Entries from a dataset
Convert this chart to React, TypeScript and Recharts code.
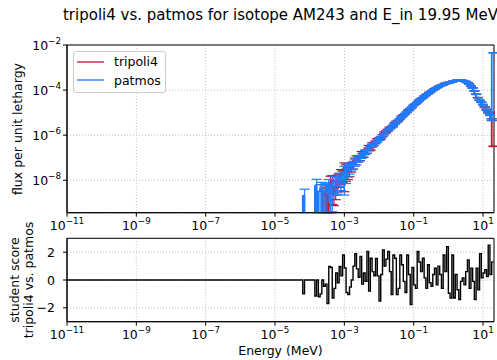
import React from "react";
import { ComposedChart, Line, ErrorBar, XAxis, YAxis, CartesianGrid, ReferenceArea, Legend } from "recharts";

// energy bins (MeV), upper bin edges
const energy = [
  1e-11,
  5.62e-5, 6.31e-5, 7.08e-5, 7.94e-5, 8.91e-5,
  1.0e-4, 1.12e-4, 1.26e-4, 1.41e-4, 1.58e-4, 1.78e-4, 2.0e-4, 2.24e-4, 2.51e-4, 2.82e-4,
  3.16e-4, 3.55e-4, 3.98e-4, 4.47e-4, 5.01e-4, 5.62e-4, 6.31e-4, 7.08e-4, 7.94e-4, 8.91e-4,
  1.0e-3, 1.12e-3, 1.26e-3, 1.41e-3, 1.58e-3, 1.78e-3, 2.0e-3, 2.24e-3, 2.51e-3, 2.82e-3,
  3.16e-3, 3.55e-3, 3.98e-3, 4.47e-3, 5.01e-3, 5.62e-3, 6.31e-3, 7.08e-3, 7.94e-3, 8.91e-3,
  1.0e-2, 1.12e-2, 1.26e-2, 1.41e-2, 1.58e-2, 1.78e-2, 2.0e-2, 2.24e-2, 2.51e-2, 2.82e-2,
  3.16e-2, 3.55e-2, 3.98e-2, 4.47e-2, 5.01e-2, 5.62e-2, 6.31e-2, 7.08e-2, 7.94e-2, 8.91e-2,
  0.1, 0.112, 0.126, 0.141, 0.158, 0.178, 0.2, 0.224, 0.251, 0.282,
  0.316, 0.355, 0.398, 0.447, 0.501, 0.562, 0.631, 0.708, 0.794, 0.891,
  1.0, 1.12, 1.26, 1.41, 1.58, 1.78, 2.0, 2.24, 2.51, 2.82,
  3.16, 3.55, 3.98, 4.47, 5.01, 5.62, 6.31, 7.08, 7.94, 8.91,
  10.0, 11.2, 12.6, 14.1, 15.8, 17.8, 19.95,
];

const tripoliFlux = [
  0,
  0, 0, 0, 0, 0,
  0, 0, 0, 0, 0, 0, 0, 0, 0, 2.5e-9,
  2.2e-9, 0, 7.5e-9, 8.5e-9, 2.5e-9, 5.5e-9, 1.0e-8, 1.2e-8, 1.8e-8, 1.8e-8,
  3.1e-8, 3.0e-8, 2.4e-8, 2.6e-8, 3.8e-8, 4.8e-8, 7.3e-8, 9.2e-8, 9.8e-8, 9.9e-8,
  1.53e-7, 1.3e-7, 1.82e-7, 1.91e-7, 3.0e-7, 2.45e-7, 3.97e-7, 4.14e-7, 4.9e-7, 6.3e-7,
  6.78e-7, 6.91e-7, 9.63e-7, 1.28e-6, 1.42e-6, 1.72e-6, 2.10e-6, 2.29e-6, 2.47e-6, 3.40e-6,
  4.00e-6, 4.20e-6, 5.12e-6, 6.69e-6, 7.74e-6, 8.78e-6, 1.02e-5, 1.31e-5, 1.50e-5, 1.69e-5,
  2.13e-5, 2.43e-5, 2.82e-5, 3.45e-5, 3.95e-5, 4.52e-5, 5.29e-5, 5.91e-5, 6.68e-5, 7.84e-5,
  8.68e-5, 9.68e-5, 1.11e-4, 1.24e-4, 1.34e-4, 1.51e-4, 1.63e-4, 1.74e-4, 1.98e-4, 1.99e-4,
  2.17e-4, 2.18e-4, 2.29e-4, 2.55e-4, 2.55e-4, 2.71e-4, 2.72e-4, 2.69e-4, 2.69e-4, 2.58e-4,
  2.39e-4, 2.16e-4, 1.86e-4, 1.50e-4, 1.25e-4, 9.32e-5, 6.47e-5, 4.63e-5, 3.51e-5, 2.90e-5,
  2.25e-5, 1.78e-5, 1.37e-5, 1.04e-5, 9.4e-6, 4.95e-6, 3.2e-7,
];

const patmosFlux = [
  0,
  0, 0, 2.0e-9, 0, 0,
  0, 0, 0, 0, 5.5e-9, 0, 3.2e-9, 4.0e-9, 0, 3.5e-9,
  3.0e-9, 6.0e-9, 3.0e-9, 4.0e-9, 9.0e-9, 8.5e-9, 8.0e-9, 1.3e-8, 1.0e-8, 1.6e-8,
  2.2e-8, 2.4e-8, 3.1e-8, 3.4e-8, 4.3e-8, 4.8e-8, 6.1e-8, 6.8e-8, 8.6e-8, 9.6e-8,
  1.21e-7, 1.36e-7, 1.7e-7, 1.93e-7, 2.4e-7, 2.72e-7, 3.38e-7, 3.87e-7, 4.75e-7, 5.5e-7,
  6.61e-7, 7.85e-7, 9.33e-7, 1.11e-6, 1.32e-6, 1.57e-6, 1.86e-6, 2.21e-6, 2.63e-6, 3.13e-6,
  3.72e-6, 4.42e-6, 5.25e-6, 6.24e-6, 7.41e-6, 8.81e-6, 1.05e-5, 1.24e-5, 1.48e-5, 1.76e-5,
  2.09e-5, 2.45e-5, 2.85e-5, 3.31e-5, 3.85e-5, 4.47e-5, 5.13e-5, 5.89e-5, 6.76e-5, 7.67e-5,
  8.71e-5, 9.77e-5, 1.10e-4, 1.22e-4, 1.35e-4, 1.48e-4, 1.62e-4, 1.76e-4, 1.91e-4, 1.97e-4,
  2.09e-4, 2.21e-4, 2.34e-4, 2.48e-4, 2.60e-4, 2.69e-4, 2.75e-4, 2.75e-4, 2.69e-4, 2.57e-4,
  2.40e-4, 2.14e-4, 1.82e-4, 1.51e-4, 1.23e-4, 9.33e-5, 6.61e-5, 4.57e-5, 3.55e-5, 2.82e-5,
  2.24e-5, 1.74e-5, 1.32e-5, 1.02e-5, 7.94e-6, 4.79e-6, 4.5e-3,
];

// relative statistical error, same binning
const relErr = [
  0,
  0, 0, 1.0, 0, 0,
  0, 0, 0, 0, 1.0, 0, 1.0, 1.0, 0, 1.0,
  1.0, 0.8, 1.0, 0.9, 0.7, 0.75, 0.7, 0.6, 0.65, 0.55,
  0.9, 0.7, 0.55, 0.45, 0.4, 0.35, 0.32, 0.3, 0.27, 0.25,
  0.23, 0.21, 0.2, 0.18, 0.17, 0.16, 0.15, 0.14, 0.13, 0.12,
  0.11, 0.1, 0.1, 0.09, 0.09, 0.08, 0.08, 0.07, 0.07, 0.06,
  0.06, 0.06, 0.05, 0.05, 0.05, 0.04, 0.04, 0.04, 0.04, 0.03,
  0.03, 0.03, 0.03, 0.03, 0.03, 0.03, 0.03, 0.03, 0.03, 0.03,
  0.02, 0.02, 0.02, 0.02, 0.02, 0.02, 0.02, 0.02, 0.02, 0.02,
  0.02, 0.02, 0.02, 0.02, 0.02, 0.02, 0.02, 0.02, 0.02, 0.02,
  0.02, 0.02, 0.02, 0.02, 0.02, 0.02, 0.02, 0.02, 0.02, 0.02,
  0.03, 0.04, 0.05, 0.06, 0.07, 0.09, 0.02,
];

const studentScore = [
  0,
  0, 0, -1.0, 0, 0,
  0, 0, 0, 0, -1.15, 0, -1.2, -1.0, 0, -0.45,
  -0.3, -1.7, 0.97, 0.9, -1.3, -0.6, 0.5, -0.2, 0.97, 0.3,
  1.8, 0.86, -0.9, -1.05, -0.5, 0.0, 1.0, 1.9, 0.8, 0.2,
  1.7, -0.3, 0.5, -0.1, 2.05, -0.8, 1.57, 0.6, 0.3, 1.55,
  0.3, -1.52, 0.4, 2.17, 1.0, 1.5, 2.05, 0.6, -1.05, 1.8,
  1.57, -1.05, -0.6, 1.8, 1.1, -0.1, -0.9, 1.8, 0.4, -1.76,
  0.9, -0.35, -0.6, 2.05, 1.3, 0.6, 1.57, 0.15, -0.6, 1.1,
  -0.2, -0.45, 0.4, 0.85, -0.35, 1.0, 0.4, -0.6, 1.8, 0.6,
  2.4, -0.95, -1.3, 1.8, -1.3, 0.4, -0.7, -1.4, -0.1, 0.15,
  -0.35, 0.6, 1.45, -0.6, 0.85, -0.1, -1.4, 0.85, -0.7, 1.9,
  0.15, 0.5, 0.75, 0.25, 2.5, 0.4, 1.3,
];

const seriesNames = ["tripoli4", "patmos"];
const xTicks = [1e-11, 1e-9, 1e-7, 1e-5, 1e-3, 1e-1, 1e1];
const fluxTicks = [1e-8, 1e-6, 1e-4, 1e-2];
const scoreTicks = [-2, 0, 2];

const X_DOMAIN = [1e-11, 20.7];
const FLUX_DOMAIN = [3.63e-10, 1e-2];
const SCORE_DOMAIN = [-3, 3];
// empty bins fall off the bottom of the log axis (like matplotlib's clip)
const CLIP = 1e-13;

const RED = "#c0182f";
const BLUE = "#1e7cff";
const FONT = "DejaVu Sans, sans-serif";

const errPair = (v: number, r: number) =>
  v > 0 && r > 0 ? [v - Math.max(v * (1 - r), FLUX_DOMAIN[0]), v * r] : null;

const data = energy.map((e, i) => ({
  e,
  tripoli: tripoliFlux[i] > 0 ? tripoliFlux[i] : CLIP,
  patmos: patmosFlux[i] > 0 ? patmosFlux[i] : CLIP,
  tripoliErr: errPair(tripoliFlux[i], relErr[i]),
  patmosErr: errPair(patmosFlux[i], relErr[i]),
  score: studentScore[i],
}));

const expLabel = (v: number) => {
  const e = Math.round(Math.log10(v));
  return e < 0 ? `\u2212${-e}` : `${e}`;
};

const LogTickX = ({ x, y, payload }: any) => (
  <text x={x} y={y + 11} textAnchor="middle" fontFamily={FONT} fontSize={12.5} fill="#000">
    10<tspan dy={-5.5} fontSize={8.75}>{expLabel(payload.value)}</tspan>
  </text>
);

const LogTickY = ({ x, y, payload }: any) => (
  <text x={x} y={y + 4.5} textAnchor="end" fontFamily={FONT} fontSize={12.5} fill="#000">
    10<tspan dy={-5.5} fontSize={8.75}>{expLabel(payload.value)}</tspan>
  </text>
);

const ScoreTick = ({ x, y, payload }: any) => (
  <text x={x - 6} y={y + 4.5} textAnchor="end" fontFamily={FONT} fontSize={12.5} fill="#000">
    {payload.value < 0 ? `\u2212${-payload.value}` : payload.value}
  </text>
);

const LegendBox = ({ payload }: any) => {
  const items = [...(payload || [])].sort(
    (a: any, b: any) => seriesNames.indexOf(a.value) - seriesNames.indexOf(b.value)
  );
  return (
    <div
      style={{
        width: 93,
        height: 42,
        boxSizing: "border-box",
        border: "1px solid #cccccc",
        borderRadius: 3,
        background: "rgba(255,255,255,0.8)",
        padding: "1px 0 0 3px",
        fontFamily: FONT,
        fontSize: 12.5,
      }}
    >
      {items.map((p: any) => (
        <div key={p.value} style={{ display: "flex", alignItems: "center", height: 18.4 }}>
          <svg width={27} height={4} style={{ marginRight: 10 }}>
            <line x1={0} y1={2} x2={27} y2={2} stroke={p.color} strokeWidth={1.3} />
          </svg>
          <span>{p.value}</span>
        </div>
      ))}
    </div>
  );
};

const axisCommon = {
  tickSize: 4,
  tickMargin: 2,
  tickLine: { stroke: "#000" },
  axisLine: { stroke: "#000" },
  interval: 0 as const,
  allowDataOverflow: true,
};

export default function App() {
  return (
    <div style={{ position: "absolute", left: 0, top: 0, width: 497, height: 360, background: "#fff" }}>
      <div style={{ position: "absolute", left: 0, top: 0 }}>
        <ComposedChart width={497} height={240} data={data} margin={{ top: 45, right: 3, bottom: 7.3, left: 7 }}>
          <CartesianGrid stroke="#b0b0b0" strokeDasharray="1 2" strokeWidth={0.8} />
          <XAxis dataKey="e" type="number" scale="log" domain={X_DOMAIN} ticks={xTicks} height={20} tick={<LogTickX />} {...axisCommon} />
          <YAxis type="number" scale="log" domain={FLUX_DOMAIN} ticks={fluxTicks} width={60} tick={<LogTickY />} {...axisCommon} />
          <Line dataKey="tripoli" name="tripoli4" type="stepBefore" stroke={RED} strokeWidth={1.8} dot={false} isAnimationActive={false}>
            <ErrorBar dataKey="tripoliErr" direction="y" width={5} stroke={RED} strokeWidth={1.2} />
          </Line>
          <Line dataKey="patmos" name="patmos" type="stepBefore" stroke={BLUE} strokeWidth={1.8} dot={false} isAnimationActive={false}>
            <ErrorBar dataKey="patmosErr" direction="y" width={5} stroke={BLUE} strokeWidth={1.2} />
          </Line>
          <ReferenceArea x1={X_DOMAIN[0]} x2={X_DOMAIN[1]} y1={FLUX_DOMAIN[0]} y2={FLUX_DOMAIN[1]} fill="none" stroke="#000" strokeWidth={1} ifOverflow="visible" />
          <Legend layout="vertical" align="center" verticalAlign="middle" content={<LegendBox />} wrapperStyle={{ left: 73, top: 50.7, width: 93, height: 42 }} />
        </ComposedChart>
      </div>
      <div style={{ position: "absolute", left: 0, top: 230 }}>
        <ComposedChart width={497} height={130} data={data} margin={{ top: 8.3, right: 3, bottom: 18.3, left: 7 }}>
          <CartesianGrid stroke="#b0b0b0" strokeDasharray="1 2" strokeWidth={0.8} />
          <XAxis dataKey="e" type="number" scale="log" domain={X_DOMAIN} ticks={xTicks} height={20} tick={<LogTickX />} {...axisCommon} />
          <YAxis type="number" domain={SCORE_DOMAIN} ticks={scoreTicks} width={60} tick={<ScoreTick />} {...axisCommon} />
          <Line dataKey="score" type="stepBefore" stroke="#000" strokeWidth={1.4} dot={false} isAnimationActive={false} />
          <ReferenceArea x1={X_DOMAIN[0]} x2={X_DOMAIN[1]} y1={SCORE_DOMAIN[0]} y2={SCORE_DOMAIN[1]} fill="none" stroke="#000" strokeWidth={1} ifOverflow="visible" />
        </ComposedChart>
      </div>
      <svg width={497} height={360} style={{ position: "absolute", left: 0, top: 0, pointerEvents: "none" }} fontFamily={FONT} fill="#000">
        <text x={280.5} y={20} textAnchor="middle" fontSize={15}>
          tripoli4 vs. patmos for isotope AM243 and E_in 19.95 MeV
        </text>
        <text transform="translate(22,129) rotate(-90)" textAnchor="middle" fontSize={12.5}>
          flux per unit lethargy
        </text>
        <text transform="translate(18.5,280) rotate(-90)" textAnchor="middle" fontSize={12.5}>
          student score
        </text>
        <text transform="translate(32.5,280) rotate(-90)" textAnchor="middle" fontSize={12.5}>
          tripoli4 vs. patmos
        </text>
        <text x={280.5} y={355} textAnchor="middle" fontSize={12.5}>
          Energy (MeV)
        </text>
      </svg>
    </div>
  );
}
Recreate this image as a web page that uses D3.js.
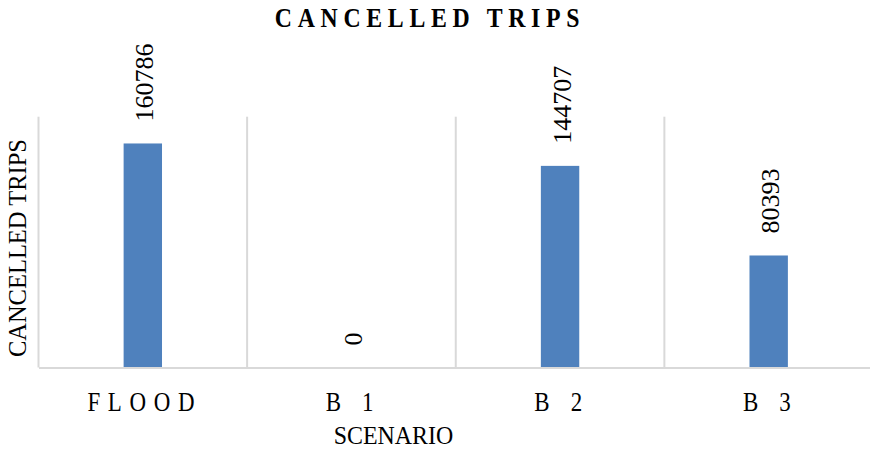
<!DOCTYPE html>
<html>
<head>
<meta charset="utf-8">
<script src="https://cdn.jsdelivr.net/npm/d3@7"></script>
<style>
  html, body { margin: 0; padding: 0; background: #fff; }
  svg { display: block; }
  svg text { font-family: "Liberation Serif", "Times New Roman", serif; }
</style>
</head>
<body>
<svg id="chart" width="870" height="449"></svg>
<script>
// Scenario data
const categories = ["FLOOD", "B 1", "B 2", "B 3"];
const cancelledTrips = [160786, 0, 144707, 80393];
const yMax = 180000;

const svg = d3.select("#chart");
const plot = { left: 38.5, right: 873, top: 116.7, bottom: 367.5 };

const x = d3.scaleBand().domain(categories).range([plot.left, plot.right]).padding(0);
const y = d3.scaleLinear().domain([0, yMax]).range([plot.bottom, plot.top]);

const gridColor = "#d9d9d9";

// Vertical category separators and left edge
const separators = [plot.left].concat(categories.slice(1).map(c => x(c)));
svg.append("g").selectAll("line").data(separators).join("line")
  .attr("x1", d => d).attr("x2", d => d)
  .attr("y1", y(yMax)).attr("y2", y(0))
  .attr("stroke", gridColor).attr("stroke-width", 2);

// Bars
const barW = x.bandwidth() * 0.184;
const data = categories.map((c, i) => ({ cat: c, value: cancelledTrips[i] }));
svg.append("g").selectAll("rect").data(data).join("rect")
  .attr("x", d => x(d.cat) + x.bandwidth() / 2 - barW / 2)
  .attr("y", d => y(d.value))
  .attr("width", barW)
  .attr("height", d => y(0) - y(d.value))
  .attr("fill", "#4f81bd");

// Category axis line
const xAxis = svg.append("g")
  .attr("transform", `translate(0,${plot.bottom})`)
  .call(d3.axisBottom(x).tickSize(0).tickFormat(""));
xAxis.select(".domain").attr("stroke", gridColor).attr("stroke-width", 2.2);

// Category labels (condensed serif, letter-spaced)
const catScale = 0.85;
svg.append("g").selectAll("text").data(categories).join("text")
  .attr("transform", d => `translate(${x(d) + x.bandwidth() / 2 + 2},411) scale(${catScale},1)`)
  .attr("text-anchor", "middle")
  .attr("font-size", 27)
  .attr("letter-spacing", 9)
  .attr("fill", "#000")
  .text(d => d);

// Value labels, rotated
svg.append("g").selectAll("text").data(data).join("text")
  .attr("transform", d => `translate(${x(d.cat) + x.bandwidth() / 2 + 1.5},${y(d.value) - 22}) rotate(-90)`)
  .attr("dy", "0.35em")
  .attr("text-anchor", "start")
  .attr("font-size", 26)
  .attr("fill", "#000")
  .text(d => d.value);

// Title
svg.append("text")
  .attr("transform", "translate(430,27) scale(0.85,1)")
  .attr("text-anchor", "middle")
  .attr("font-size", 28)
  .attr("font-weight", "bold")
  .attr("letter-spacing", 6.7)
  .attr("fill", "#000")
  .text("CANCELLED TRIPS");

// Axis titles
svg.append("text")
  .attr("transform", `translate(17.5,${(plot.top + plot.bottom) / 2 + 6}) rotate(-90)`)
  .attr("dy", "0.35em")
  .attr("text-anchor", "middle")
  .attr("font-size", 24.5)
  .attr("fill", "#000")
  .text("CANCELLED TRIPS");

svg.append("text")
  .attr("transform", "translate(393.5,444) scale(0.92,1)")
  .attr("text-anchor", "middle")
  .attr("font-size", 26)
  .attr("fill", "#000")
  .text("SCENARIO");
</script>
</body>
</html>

[SET TASK]: In the data above, please extract the lines from the first one through the line with "CartesianGrid, ReferenceArea, Legend", exactly, and keep pictures out.

[OUTPUT BELOW]:
Convert this chart to React, TypeScript and Recharts code.
import React from "react";
import { ComposedChart, Line, ErrorBar, XAxis, YAxis, CartesianGrid, ReferenceArea, Legend } from "recharts";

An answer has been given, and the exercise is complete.